Over the years, I've been fascinated with the prophetic imagery in Isaiah 54:1, where the barren woman is commanded to burst into song because 'more are the children of the desolate than the children of the married wife.' This picture of the future glory of Zion grabs our attention because of the juxtapositions of joy in barrenness and teeming descendants given to those who are childless. The Lord continues by telling the barren woman not to hold back, to enlarge the place of her tent! Obviously, this is a prophetic portrait of faith in the One who is the 'Redeemer, the Holy One of Israel,' but I believe there is a practical application for childless women - namely, to make room for children.
When I was a new Christian and one of the few single women in my church, one woman wisely counseled me to prayerfully choose a few families to invest in for childcare and to limit my babysitting roster to those children. That struck me at first as a tad self-protective, but later I saw how that developed deeper relationships with those children. I got to know them well, and then could plan for activities and gifts that might bless them. Now that I have three nieces and a nephew, I plan for visits, 'dates' out, and overnights. More importantly, I pray for and with them, trying to share the love of God and the Gospel in ways they can understand. When I get discouraged by the 'limits' of being an aunt or special family friend, I can count on God to provide refreshment through something such as this recent note by my niece, Clare: 'I love to play with you. Thank you for my new dress-up clothes and book. Thank you for everything. I'll always love you. I love you until the moon comes up and until the morning and night!' It makes you want to lengthen those tent cords even more."
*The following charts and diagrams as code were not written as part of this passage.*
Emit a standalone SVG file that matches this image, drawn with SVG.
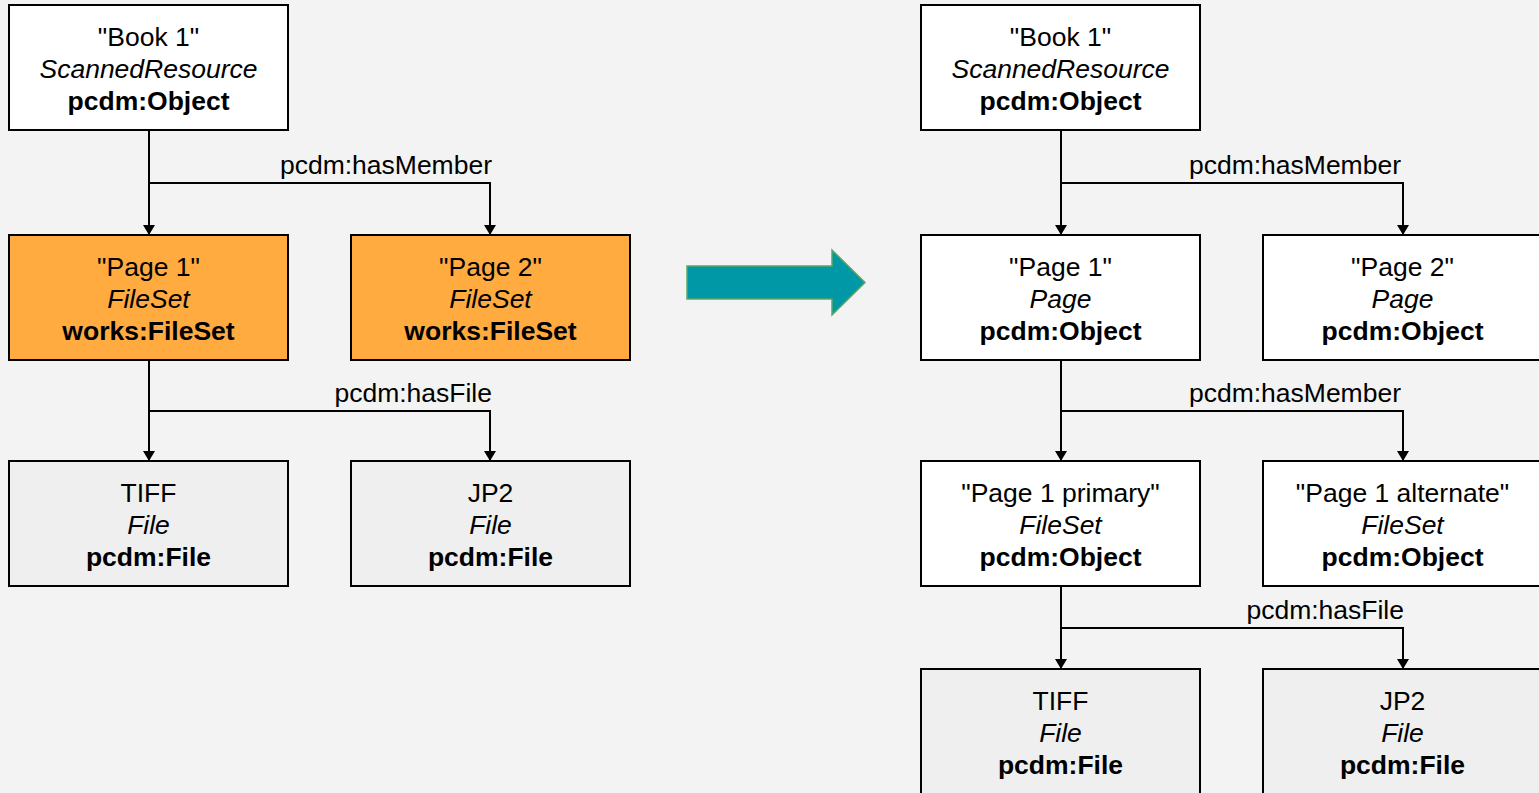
<svg xmlns="http://www.w3.org/2000/svg" width="1539" height="793" viewBox="0 0 1539 793">
<defs>
<marker id="ah" viewBox="0 0 10 12" refX="10" refY="6" markerWidth="10" markerHeight="12" markerUnits="userSpaceOnUse" orient="auto">
<path d="M0,0 L10,6 L0,12 Z" fill="#000"/>
</marker>
<style>
text{font-family:"Liberation Sans",Arial,sans-serif;font-size:26.5px;fill:#000;text-anchor:middle}
.i{font-style:italic}
.b{font-weight:bold}
.lbl{text-anchor:end}
.box{stroke:#000;stroke-width:2}
.w{fill:#fff}
.o{fill:#ffab40}
.f{fill:#efefef}
.c{fill:none;stroke:#000;stroke-width:2;marker-end:url(#ah)}
</style>
</defs>
<rect width="1539" height="793" fill="#f3f3f3"/>
<g id="connectors">
<path class="c" d="M149,130 V235"/>
<path class="c" d="M149,183 H490 V235"/>
<path class="c" d="M149,360 V461"/>
<path class="c" d="M149,411 H490 V461"/>
<path class="c" d="M1061,130 V235"/>
<path class="c" d="M1061,183 H1403 V235"/>
<path class="c" d="M1061,360 V461"/>
<path class="c" d="M1061,411 H1403 V461"/>
<path class="c" d="M1061,586 V669"/>
<path class="c" d="M1061,628 H1403 V669"/>
<text class="lbl" x="492" y="174">pcdm:hasMember</text>
<text class="lbl" x="492" y="402">pcdm:hasFile</text>
<text class="lbl" x="1401" y="174">pcdm:hasMember</text>
<text class="lbl" x="1401" y="402">pcdm:hasMember</text>
<text class="lbl" x="1404" y="619">pcdm:hasFile</text>
</g>
<g id="transform-arrow">
<path d="M687,266 H832 V250 L865,282.5 L832,315 V299 H687 Z" fill="#0097a7" stroke="#5aa86a" stroke-width="1.5"/>
</g>
<g id="l-book1">
<rect class="box w" x="9" y="5" width="279" height="125"/>
<text x="148.5" y="46">"Book 1"</text><text class="i" x="148.5" y="78">ScannedResource</text><text class="b" x="148.5" y="110">pcdm:Object</text>
</g>
<g id="l-page1">
<rect class="box o" x="9" y="235" width="279" height="125"/>
<text x="148.5" y="276">"Page 1"</text><text class="i" x="148.5" y="308">FileSet</text><text class="b" x="148.5" y="340">works:FileSet</text>
</g>
<g id="l-page2">
<rect class="box o" x="351" y="235" width="279" height="125"/>
<text x="490.5" y="276">"Page 2"</text><text class="i" x="490.5" y="308">FileSet</text><text class="b" x="490.5" y="340">works:FileSet</text>
</g>
<g id="l-tiff">
<rect class="box f" x="9" y="461" width="279" height="125"/>
<text x="148.5" y="502">TIFF</text><text class="i" x="148.5" y="534">File</text><text class="b" x="148.5" y="566">pcdm:File</text>
</g>
<g id="l-jp2">
<rect class="box f" x="351" y="461" width="279" height="125"/>
<text x="490.5" y="502">JP2</text><text class="i" x="490.5" y="534">File</text><text class="b" x="490.5" y="566">pcdm:File</text>
</g>
<g id="r-book1">
<rect class="box w" x="921" y="5" width="279" height="125"/>
<text x="1060.5" y="46">"Book 1"</text><text class="i" x="1060.5" y="78">ScannedResource</text><text class="b" x="1060.5" y="110">pcdm:Object</text>
</g>
<g id="r-page1">
<rect class="box w" x="921" y="235" width="279" height="125"/>
<text x="1060.5" y="276">"Page 1"</text><text class="i" x="1060.5" y="308">Page</text><text class="b" x="1060.5" y="340">pcdm:Object</text>
</g>
<g id="r-page2">
<rect class="box w" x="1263" y="235" width="279" height="125"/>
<text x="1402.5" y="276">"Page 2"</text><text class="i" x="1402.5" y="308">Page</text><text class="b" x="1402.5" y="340">pcdm:Object</text>
</g>
<g id="r-primary">
<rect class="box w" x="921" y="461" width="279" height="125"/>
<text x="1060.5" y="502">"Page 1 primary"</text><text class="i" x="1060.5" y="534">FileSet</text><text class="b" x="1060.5" y="566">pcdm:Object</text>
</g>
<g id="r-alternate">
<rect class="box w" x="1263" y="461" width="279" height="125"/>
<text x="1402.5" y="502">"Page 1 alternate"</text><text class="i" x="1402.5" y="534">FileSet</text><text class="b" x="1402.5" y="566">pcdm:Object</text>
</g>
<g id="r-tiff">
<rect class="box f" x="921" y="669" width="279" height="130"/>
<text x="1060.5" y="710">TIFF</text><text class="i" x="1060.5" y="742">File</text><text class="b" x="1060.5" y="774">pcdm:File</text>
</g>
<g id="r-jp2">
<rect class="box f" x="1263" y="669" width="279" height="130"/>
<text x="1402.5" y="710">JP2</text><text class="i" x="1402.5" y="742">File</text><text class="b" x="1402.5" y="774">pcdm:File</text>
</g>
</svg>
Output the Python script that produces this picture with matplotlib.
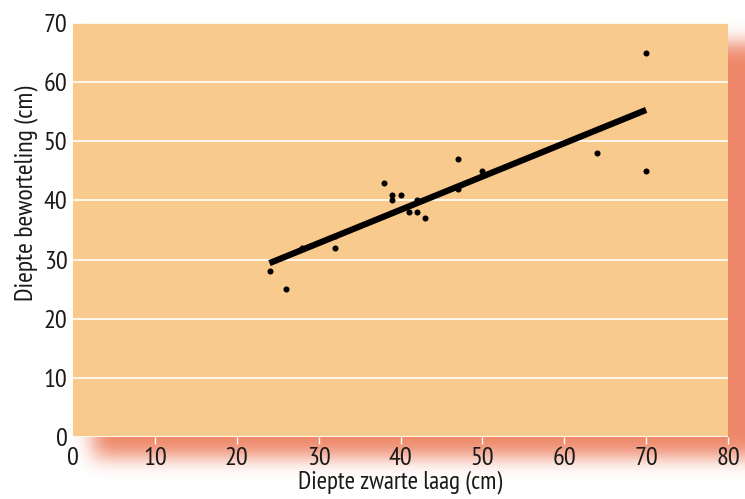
import numpy as np
import matplotlib
matplotlib.use("Agg")
import matplotlib.pyplot as plt
from matplotlib import font_manager
from matplotlib.font_manager import FontProperties

# ---- data ----
x_depth_black = [24, 26, 28, 32, 32, 38, 39, 39, 40, 41, 42, 42, 43, 47, 47, 50, 64, 70, 70]
y_depth_roots = [28, 25, 32, 34, 32, 43, 41, 40, 41, 38, 40, 38, 37, 47, 42, 45, 48, 65, 45]
trend_x = [24, 70]
trend_y = [29.4, 55.3]
x_ticks = [0, 10, 20, 30, 40, 50, 60, 70, 80]
y_ticks = [0, 10, 20, 30, 40, 50, 60, 70]
x_label = "Diepte zwarte laag (cm)"
y_label = "Diepte beworteling (cm)"


def regular_file(cands):
    for n in cands:
        ents = [f for f in font_manager.fontManager.ttflist
                if f.name == n and f.style == 'normal' and str(f.weight) in ('400', 'normal', 'regular')
                and '[' not in f.fname]
        if ents:
            ents.sort(key=lambda f: (0 if 'regular' in f.fname.lower() else 1, len(f.fname)))
            return ents[0].fname
    return None


cond_file = regular_file(["PT Sans Narrow", "Fira Sans Condensed", "Roboto Condensed",
                          "IBM Plex Sans Condensed", "Encode Sans Semi Condensed"])


def fp(fname, size):
    if fname:
        return FontProperties(fname=fname, size=size)
    return FontProperties(family='DejaVu Sans', size=size)


W, H = 745, 499
fig = plt.figure(figsize=(W / 100, H / 100), dpi=100)

# axes rectangle in pixels
L, R, T, B = 73, 728, 23, 437

# ---- blurred shadow behind the plot area ----
bg = fig.add_axes([0, 0, 1, 1], zorder=0)
bg.set_axis_off()
mask = np.zeros((H, W + 60))
dx, dy = 20, 20
mask[T + dy:B + dy, L + dx:R + dx + 40] = 1.0
sigma = 10.0
k = np.arange(-3 * int(sigma), 3 * int(sigma) + 1)
g = np.exp(-k ** 2 / (2 * sigma ** 2)); g /= g.sum()
mask = np.apply_along_axis(lambda r: np.convolve(r, g, mode='same'), 1, mask)
mask = np.apply_along_axis(lambda c: np.convolve(c, g, mode='same'), 0, mask)
mask = mask[:, :W]
img = np.zeros((H, W, 4))
img[..., 0] = 238 / 255
img[..., 1] = 135 / 255
img[..., 2] = 105 / 255
img[..., 3] = np.clip(mask, 0, 1)
bg.imshow(img, extent=[0, 1, 0, 1], aspect='auto', origin='upper', interpolation='bilinear')
bg.set_xlim(0, 1); bg.set_ylim(0, 1)

ax = fig.add_axes([L / W, 1 - B / H, (R - L) / W, (B - T) / H], zorder=1)
ax.set_facecolor('#F9CA8D')
for s in ax.spines.values():
    s.set_visible(False)

ax.set_xlim(0, 80)
ax.set_ylim(0, 70)
ax.set_xticks(x_ticks)
ax.set_yticks(y_ticks)
ax.yaxis.grid(True, color='white', linewidth=1.2)
ax.set_axisbelow(True)
ax.tick_params(axis='x', colors='white', length=5, width=1, labelcolor='#1a1a1a', pad=2.5)
ax.tick_params(axis='y', length=0, labelcolor='#1a1a1a', pad=4)
tick_fp = fp(cond_file, 19)
for lab in ax.get_xticklabels() + ax.get_yticklabels():
    lab.set_fontproperties(tick_fp)

ax.plot(trend_x, trend_y, color='black', linewidth=4.5, solid_capstyle='butt', zorder=3)
ax.scatter(x_depth_black, y_depth_roots, s=19, color='black', zorder=4, linewidths=0)

ax.set_xlabel(x_label, fontproperties=fp(cond_file, 18), color='#1a1a1a', labelpad=0)
ax.set_ylabel(y_label, fontproperties=fp(cond_file, 18.5), color='#1a1a1a')
ax.yaxis.set_label_coords((38 - L) / (R - L), 1 - (193 - T) / (B - T))

fig.savefig('out.png', dpi=100)
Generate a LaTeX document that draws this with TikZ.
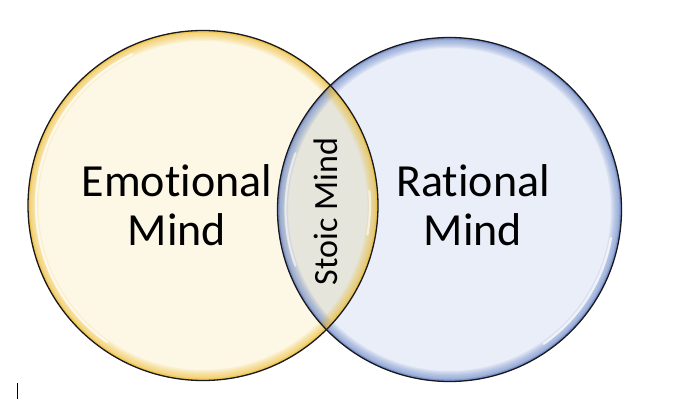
\documentclass[tikz,border=0pt]{standalone}
\usepackage{fontspec}
\setmainfont{Carlito}[RawFeature={-liga;-dlig}]
\definecolor{creamfill}{RGB}{253,247,229}
\definecolor{goldglow}{RGB}{238,186,40}
\definecolor{bluefill}{RGB}{233,238,248}
\definecolor{blueglow}{RGB}{95,125,195}
\definecolor{lensfill}{RGB}{229,229,220}
\definecolor{rimline}{RGB}{25,25,30}
\tikzset{
  bigtext/.style={font=\fontsize{46}{49}\selectfont, align=center, anchor=base, inner sep=0pt},
  smalltext/.style={font=\fontsize{34}{36}\selectfont, anchor=base, inner sep=0pt, rotate=90},
  rim/.style={draw=rimline, line width=1.3pt},
  highlight/.style={draw=white, line width=2.2pt, opacity=0.75, line cap=round}
}
\newcommand{\glowring}[3]{%
  \foreach \w in {3,6,...,21}{\draw[#3, line width=\w pt, opacity=0.12] (#1) circle[radius=#2];}%
  \draw[#3, line width=4pt, opacity=0.45] (#1) circle[radius=#2];%
}
\begin{document}
\begin{tikzpicture}[x=1pt,y=-1pt]
\useasboundingbox (0,0) rectangle (699,401);
\fill[white] (0,0) rectangle (699,401);
\coordinate (lc) at (203,205.5);
\coordinate (rc) at (449.5,209.5);
% left circle
\fill[creamfill] (lc) circle[radius=175];
\begin{scope}
  \clip (lc) circle[radius=175];
  \glowring{lc}{175}{goldglow}
\end{scope}
% right circle
\fill[bluefill] (rc) circle[radius=172];
\begin{scope}
  \clip (rc) circle[radius=172];
  \glowring{rc}{172}{blueglow}
\end{scope}
% lens
\begin{scope}
  \clip (lc) circle[radius=175];
  \clip (rc) circle[radius=172];
  \fill[lensfill] (lc) circle[radius=175];
  \glowring{rc}{172}{blueglow}
  \glowring{lc}{175}{goldglow}
\end{scope}
% highlights
\draw[highlight] (lc) ++(125:167) arc[start angle=125, end angle=245, radius=167];
\draw[highlight] (rc) ++(10:164) arc[start angle=10, end angle=55, radius=164];
\draw[highlight, opacity=0.6] (rc) ++(160:164) arc[start angle=160, end angle=200, radius=164];
\draw[highlight, opacity=0.6] (lc) ++(-5:167) arc[start angle=-5, end angle=10, radius=167];
% outlines
\draw[rim] (lc) circle[radius=175];
\draw[rim] (rc) circle[radius=172];
% texts
\node[bigtext] (emo) at (177,245) {Emotional\\Mind};
\node[bigtext] (rat) at (473,245.5) {Rational\\Mind};
\node[smalltext] (stoic) at (337,211.5) {Stoic Mind};
% cursor
\draw[line width=1pt] (17,383) -- (17,399);
\end{tikzpicture}
\end{document}
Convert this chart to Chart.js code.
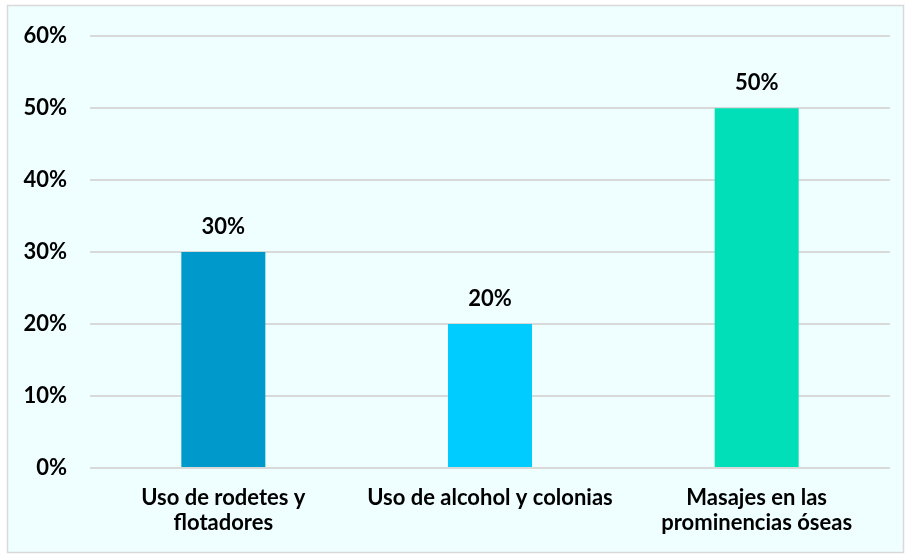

How true this rings! Having three or four dear families who allow me to participate in their families has been a special blessing for me, a precious time to nurture and teach, and Lord-willing it will be a particular opportunity to pass TRUTH on to the next generation. Hold the things of this life loosely! Even the precious things of sentiment, even your husbands, your children, or your desires and hopes for those things. For they are not your final pursuit. It is Christ, and His eternal fellowship that we strive for! May He continue to prove His faithfulness, using whatever means is necessary to make us women who are single-minded in devotion!